ROBERTO SEME CURY - Presidente da Comissão de Odontologia da Federação Nacional de Saúde Suplementar (FenaSaúde) e presidente do Associação Brasileira de Planos Odontológicos (Sinog)

Reconhecidos por sua excelência, os dentistas brasileiros estão entre os melhores do mundo. Três das principais faculdades de odontologia do planeta estão aqui. Além disso, temos um profissional para cada 565 habitantes, numa média de dar inveja no exterior. Na Alemanha, essa proporção é de um para 1.282 pessoas. No Reino Unido, a diferença é ainda maior, com a relação de um para 2.325.

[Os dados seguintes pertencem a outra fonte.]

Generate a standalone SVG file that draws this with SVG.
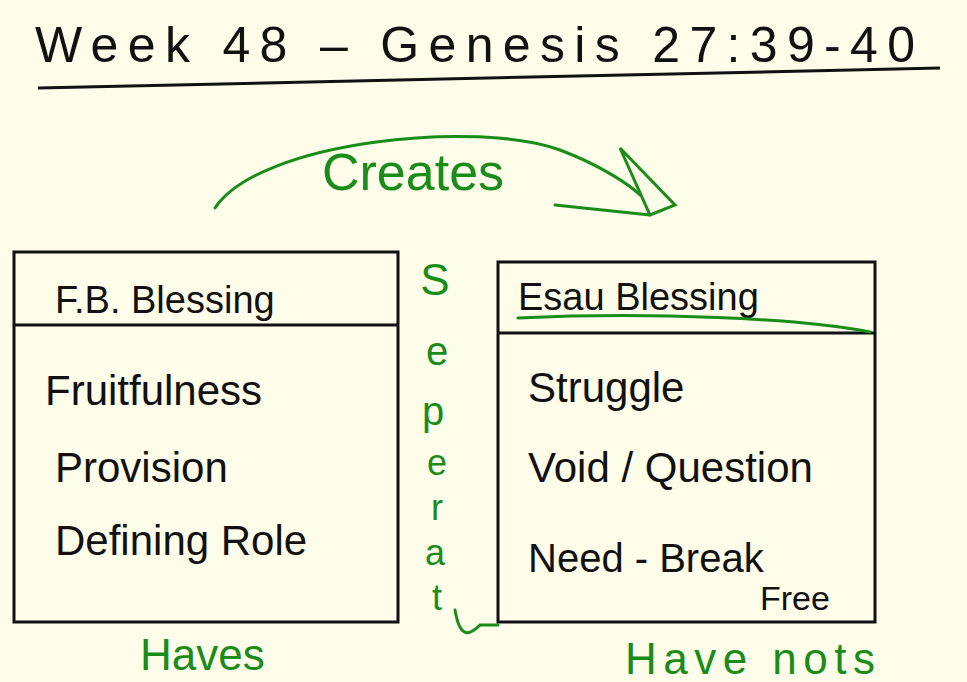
<svg xmlns="http://www.w3.org/2000/svg" width="967" height="682" viewBox="0 0 967 682">
<style>
.k{font-family:"Liberation Sans",Arial,sans-serif;fill:#111}
.g{font-family:"Liberation Sans",Arial,sans-serif;fill:#1a8c1a}
.box{fill:none;stroke:#111;stroke-width:3}
.gl{fill:none;stroke:#1a8c1a;stroke-width:3;stroke-linecap:round}
</style>
<rect width="967" height="682" fill="#fdfde9"/>
<g id="title">
<text class="k" x="35" y="62" font-size="50" textLength="880">Week 48 – Genesis 27:39-40</text>
<path d="M38 88 L940 68" stroke="#111" stroke-width="3" fill="none"/>
</g>
<g id="connectors">
<path class="gl" d="M215 208 C260 140 480 120 560 150 C600 165 630 185 640 195"/>
<path class="gl" d="M620 148 L650 215 L675 205 Z M555 205 L650 215"/>
<text class="g" x="322" y="190" font-size="52">Creates</text>
</g>
<g id="fb">
<rect class="box" x="14" y="252" width="384" height="370"/>
<line class="box" x1="14" y1="325" x2="398" y2="325"/>
<text class="k" x="55" y="313" font-size="38">F.B. Blessing</text>
<text class="k" x="45" y="405" font-size="42">Fruitfulness</text>
<text class="k" x="55" y="482" font-size="42">Provision</text>
<text class="k" x="55" y="555" font-size="42">Defining Role</text>
<text class="g" x="140" y="670" font-size="44">Haves</text>
</g>
<g id="sep">
<text class="g" x="435" y="295" font-size="44" text-anchor="middle">S</text>
<text class="g" x="437" y="365" font-size="40" text-anchor="middle">e</text>
<text class="g" x="433" y="425" font-size="40" text-anchor="middle">p</text>
<text class="g" x="437" y="475" font-size="36" text-anchor="middle">e</text>
<text class="g" x="437" y="520" font-size="36" text-anchor="middle">r</text>
<text class="g" x="435" y="565" font-size="36" text-anchor="middle">a</text>
<text class="g" x="437" y="610" font-size="36" text-anchor="middle">t</text>
<path class="gl" d="M455 610 C460 640 470 635 480 625 L498 625"/>
</g>
<g id="esau">
<rect class="box" x="498" y="262" width="377" height="360"/>
<line class="box" x1="498" y1="333" x2="875" y2="333"/>
<text class="k" x="518" y="310" font-size="38">Esau Blessing</text>
<path class="gl" d="M518 318 C650 312 800 318 870 332"/>
<text class="k" x="528" y="402" font-size="42">Struggle</text>
<text class="k" x="528" y="482" font-size="42">Void / Question</text>
<text class="k" x="528" y="572" font-size="40">Need - Break</text>
<text class="k" x="760" y="610" font-size="34">Free</text>
<text class="g" x="625" y="674" font-size="44" textLength="250">Have nots</text>
</g>
</svg>
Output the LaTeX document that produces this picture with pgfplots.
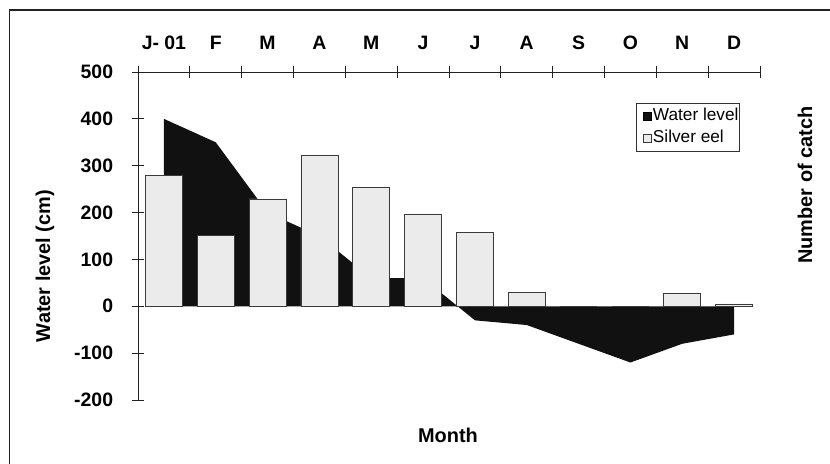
\documentclass[border=0pt]{standalone}
\usepackage{pgfplots}
\pgfplotsset{compat=1.18}
\usepackage{fontspec}
\setmainfont{Liberation Sans}
\definecolor{wl}{HTML}{111111}
\definecolor{eel}{HTML}{EBEBEB}
\definecolor{edge}{HTML}{3A3A3A}
\definecolor{axc}{HTML}{222222}
\begin{document}
\begin{tikzpicture}
\begin{axis}[
  at={(138bp,64bp)}, anchor=south west,
  scale only axis, width=622bp, height=328bp,
  xmin=0, xmax=12, ymin=-200, ymax=500,
  axis x line=top, axis y line=left,
  axis line style={-, line width=0.8bp, draw=axc},
  tick align=center,
  ytick={-200,-100,0,100,200,300,400,500},
  yticklabels={-200,-100,0,100,200,300,400,500},
  major tick length=12bp, minor tick length=12bp,
  xtick={0.5,1.5,2.5,3.5,4.5,5.5,6.5,7.5,8.5,9.5,10.5,11.5},
  xticklabels={J- 01,F,M,A,M,J,J,A,S,O,N,D},
  minor xtick={0,1,2,3,4,5,6,7,8,9,10,11,12},
  every major x tick/.style={draw=none},
  every minor x tick/.style={line width=0.8bp, draw=axc},
  every major y tick/.style={line width=0.8bp, draw=axc},
  ticklabel style={font=\bfseries\fontsize{19.5}{22}\selectfont, inner sep=0pt},
  xticklabel shift=16bp,
  yticklabel style={anchor=east, xshift=-18.7bp},
  legend style={at={(rel axis cs:0.9667,0.9055)}, anchor=north east, draw=black!80, line width=0.6bp,
    font=\fontsize{17.3}{20}\selectfont, inner xsep=0bp, inner ysep=3.5bp, row sep=3bp,
    nodes={inner xsep=0.5bp, inner ysep=1.5bp, text height=12.5bp, text depth=3.5bp},
    cells={anchor=west}},
  legend image code/.code={\path[draw=none, fill=none] (0bp,0bp) -- (16bp,0bp);
    \draw[#1, line width=0.5bp] (6.5bp,-4bp) rectangle (14.5bp,4bp);},
  clip=false,
]
\addplot[fill=wl, draw=none] coordinates {
  (0.5,0) (0.5,400) (1.5,350) (2.5,200) (3.5,150) (4.5,60) (5.5,60)
  (6.5,-30) (7.5,-40) (8.5,-80) (9.5,-120) (10.5,-80) (11.5,-60) (11.5,0)
};
\addlegendentry{Water level}
\addplot[ybar, bar width=37bp, fill=eel, draw=edge, line width=0.8bp] coordinates {
  (0.5,280) (1.5,151) (2.5,229) (3.5,323) (4.5,254) (5.5,197)
  (6.5,158) (7.5,29) (8.5,0) (9.5,0) (10.5,27) (11.5,5)
};
\addlegendentry{Silver eel}
\end{axis}
\node[rotate=90, font=\bfseries\fontsize{20}{22}\selectfont] at (45bp,198bp) {Water level (cm)};
\node[rotate=90, font=\bfseries\fontsize{20}{22}\selectfont] at (805bp,279bp) {Number of catch};
\node[font=\bfseries\fontsize{20}{22}\selectfont] at (448bp,28.3bp) {Month};
\draw[line width=1.5bp, axc] (9.5bp,-20bp) rectangle (845bp,454bp);
\pgfresetboundingbox
\path[use as bounding box] (0,0) rectangle (830bp,464bp);
\end{tikzpicture}
\end{document}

Esses números, porém, mascaram uma triste realidade. O que deveria ser motivo de orgulho e razão para que os brasileiros desfrutassem de uma saúde bucal exemplar é, na verdade, um paradoxo. Nada menos que 20% dos dentistas do mundo estão no Brasil, mas, apesar dessa profusão de profissionais e da qualidade que os torna referência no resto do mundo, 34 milhões de brasileiros com idade acima de 18 anos já perderam 13 dentes ou mais. Pior ainda: outros 14 milhões não têm mais nenhum.

Se fosse uma nação, este país de banguelas teria uma população correspondente às da Argentina e do Uruguai juntas, ou quase o quíntuplo dos 10 milhões de habitantes de Portugal. Esse é um dado aterrador porque a falta de higiene e saúde bucal pode levar ao desenvolvimento de quadros gravíssimos como a endocardite bacteriana, causada por bactérias na boca que entram na circulação sanguínea e chegam ao coração, podendo ser fatal. Se essas bactérias seguirem pelas vias respiratórias, podem provocar pneumonia e artrite reumática. No caso de gestantes, há o risco de o parto ser prematuro devido a doenças periodontais originadas de inflamações nas gengivas.

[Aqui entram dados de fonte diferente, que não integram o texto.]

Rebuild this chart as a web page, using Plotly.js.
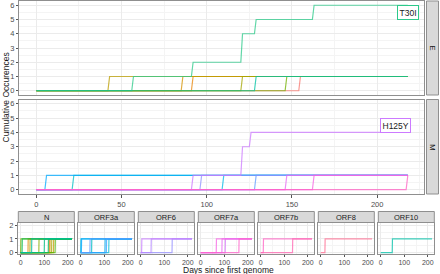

Não é exagero algum afirmar que a nossa saúde começa pela boca, como diz a sabedoria popular. Um plano odontológico custa, em média, R$ 21,50 ao mês, apenas 5% do preço de um seguro de saúde. Trata-se de um investimento baixo considerando-se os benefícios para o nosso bem-estar, com tratamento constante e regular, evitando o surgimento de males maiores e mais graves.

O brasileiro sabe disso e se esforça para se cuidar. Tanto que, nos últimos 12 meses, as operadoras de planos odontológicos receberam mais 2,4 milhões de novos clientes — quase o dobro do registrado pelos planos de saúde — num universo de 30 milhões de beneficiários. Isso tudo a despeito da crise econômica e graças ao esforço do setor, com ofertas ainda mais acessíveis à população.

Entretanto, os números da realidade são duros. Levando-se em conta que 86% dos brasileiros não têm plano odontológico, podemos imaginar o risco corrido pela nossa população e o aumento da pressão sobre o Sistema Único de Saúde. Não há dúvidas de que a higiene bucal precisa ser tratada dentro de uma política de saúde pública.

A gravidade do problema exige ações coordenadas com todos os atores envolvidos — dentistas, operadoras de planos odontológicos e de saúde, sociedade civil e o Estado — para alertar e conscientizar a população sobre os males que podem surgir a partir da falta de cuidados com a higiene bucal. O calendário comporta o Dia Nacional da Saúde Bucal, em 25 de outubro, instituído por lei há 20 anos. Entretanto, a Lei 10.465 limitou-se a criar a data no próprio Dia do Dentista, sem previsão alguma de ações específicas.

Nesse contexto, vemos a importância de campanhas socioeducativas como o Julho Neon, em que as operadoras de planos odontológicos empreendem ações voltadas para os cuidados com a nossa boca, despertando e ampliando a conscientização da sociedade e do Estado.

Nunca é demais repetir: um em cada cinco dentistas do mundo todo estão no Brasil. Temos todos os recursos necessários para vencermos esse desafio. Medidas simples como facilitação ao acesso a itens básicos como escovas e cremes dentais — que poderiam contar com isenção de impostos — aliadas a campanhas em escolas, associações comunitárias e unidades de saúde podem ser fundamentais para evitarmos o agravamento da já tão debilitada saúde pública no Brasil e, quem sabe, possamos em breve resgatar o bem mais precioso do nosso povo, o sorriso.